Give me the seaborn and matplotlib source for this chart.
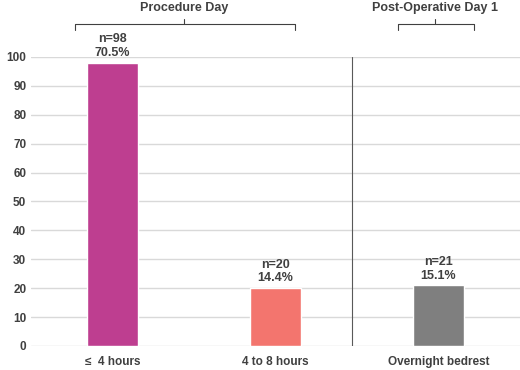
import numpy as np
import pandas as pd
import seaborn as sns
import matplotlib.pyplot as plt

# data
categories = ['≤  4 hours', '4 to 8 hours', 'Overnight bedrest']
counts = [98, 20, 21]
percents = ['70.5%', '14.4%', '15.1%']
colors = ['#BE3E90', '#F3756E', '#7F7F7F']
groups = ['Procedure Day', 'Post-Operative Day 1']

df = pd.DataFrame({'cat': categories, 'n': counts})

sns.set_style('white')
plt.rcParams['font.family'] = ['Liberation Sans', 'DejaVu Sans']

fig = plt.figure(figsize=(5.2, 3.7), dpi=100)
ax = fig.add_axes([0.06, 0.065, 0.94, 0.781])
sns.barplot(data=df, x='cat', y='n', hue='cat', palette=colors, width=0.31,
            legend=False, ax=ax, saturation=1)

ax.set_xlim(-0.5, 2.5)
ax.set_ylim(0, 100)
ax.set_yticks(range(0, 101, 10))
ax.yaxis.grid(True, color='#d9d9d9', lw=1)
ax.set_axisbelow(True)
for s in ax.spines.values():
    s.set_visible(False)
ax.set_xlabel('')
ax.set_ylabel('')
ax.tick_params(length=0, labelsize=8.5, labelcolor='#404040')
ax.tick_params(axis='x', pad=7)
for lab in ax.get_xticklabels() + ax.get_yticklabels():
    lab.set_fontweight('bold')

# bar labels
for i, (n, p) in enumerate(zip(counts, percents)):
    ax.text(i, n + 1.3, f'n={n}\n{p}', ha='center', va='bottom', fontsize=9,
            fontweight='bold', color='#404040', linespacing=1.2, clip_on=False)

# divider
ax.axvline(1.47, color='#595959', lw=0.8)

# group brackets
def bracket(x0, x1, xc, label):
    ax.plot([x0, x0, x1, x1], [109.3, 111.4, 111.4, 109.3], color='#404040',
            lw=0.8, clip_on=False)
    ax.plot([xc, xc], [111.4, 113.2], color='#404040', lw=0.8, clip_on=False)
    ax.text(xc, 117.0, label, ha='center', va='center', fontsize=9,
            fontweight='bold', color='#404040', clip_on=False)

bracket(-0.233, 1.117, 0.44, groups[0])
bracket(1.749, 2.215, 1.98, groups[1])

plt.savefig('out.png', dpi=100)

______

Repeat the data in full and exactly. Omit pictures.

REPLY:
Give me the seaborn and matplotlib source for this chart.
import numpy as np
import pandas as pd
import seaborn as sns
import matplotlib.pyplot as plt

# data
categories = ['≤  4 hours', '4 to 8 hours', 'Overnight bedrest']
counts = [98, 20, 21]
percents = ['70.5%', '14.4%', '15.1%']
colors = ['#BE3E90', '#F3756E', '#7F7F7F']
groups = ['Procedure Day', 'Post-Operative Day 1']

df = pd.DataFrame({'cat': categories, 'n': counts})

sns.set_style('white')
plt.rcParams['font.family'] = ['Liberation Sans', 'DejaVu Sans']

fig = plt.figure(figsize=(5.2, 3.7), dpi=100)
ax = fig.add_axes([0.06, 0.065, 0.94, 0.781])
sns.barplot(data=df, x='cat', y='n', hue='cat', palette=colors, width=0.31,
            legend=False, ax=ax, saturation=1)

ax.set_xlim(-0.5, 2.5)
ax.set_ylim(0, 100)
ax.set_yticks(range(0, 101, 10))
ax.yaxis.grid(True, color='#d9d9d9', lw=1)
ax.set_axisbelow(True)
for s in ax.spines.values():
    s.set_visible(False)
ax.set_xlabel('')
ax.set_ylabel('')
ax.tick_params(length=0, labelsize=8.5, labelcolor='#404040')
ax.tick_params(axis='x', pad=7)
for lab in ax.get_xticklabels() + ax.get_yticklabels():
    lab.set_fontweight('bold')

# bar labels
for i, (n, p) in enumerate(zip(counts, percents)):
    ax.text(i, n + 1.3, f'n={n}\n{p}', ha='center', va='bottom', fontsize=9,
            fontweight='bold', color='#404040', linespacing=1.2, clip_on=False)

# divider
ax.axvline(1.47, color='#595959', lw=0.8)

# group brackets
def bracket(x0, x1, xc, label):
    ax.plot([x0, x0, x1, x1], [109.3, 111.4, 111.4, 109.3], color='#404040',
            lw=0.8, clip_on=False)
    ax.plot([xc, xc], [111.4, 113.2], color='#404040', lw=0.8, clip_on=False)
    ax.text(xc, 117.0, label, ha='center', va='center', fontsize=9,
            fontweight='bold', color='#404040', clip_on=False)

bracket(-0.233, 1.117, 0.44, groups[0])
bracket(1.749, 2.215, 1.98, groups[1])

plt.savefig('out.png', dpi=100)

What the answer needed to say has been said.